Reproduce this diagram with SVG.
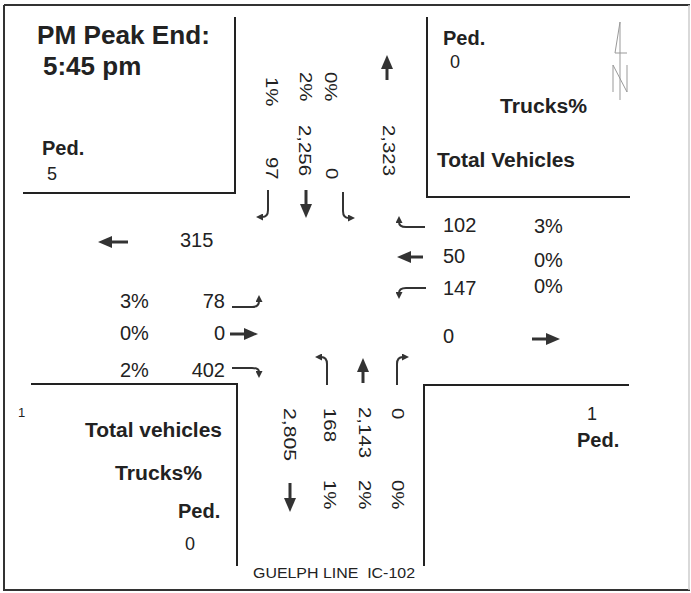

■ ■ ■ ■

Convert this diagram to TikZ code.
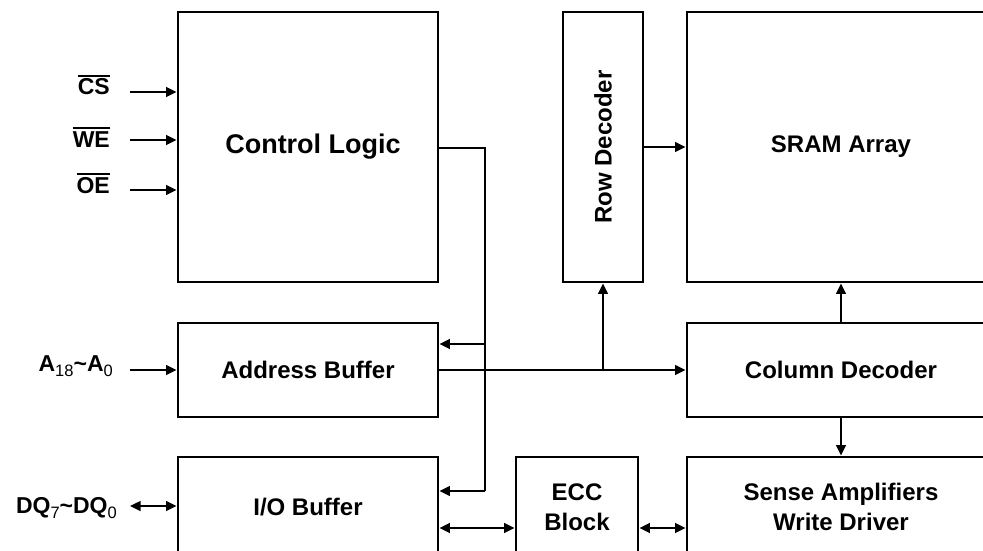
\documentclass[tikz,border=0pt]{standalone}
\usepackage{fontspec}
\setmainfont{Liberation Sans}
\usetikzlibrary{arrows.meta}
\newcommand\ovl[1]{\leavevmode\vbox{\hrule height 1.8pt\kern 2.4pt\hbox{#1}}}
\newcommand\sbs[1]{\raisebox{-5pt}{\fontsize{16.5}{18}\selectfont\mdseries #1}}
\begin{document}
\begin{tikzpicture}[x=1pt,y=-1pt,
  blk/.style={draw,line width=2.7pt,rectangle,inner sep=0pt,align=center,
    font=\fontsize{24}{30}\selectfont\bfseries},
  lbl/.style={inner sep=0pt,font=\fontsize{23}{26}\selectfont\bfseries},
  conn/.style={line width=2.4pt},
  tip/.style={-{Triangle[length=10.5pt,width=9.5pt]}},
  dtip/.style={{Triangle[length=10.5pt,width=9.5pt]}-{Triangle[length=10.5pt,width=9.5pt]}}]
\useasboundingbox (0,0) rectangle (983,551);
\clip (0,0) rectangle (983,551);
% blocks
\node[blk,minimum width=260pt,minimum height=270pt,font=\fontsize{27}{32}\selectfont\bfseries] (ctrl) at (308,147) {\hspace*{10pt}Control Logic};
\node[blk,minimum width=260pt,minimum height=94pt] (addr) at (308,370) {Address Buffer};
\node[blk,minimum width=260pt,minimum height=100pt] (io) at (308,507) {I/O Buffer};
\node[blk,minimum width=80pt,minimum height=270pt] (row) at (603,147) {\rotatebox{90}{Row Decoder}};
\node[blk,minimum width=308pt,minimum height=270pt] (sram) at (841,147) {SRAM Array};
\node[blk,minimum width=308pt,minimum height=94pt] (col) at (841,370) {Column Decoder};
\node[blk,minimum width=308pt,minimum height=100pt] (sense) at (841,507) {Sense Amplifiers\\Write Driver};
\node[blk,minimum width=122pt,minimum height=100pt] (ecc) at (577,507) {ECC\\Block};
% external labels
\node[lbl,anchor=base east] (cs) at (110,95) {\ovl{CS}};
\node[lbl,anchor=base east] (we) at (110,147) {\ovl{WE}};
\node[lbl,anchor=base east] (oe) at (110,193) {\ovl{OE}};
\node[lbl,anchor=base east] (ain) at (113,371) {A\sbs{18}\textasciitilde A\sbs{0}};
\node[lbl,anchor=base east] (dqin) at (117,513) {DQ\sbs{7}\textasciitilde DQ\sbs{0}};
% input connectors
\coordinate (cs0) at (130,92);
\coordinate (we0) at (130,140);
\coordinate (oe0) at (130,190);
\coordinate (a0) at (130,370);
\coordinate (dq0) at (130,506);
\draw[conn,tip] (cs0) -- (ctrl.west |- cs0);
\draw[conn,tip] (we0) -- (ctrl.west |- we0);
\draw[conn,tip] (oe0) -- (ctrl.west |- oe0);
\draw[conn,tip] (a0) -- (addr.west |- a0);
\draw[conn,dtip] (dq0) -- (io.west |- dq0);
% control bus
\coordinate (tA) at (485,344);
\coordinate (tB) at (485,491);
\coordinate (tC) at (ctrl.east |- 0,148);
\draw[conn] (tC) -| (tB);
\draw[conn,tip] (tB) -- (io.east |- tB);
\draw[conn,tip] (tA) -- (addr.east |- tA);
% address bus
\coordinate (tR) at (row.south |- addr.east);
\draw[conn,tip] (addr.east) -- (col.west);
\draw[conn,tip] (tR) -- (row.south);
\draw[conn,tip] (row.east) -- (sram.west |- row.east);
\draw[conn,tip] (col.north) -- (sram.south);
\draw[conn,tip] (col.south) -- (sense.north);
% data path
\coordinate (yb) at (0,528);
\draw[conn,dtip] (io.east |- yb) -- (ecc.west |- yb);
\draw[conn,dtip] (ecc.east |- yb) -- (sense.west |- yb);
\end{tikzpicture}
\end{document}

■ ■ ■ ■

WRITTEN REQUEST ▸ Gather each line in the data that holds the string "diagram".

RESULT BELOW ▸
Reproduce this diagram with SVG.
Convert this diagram to TikZ code.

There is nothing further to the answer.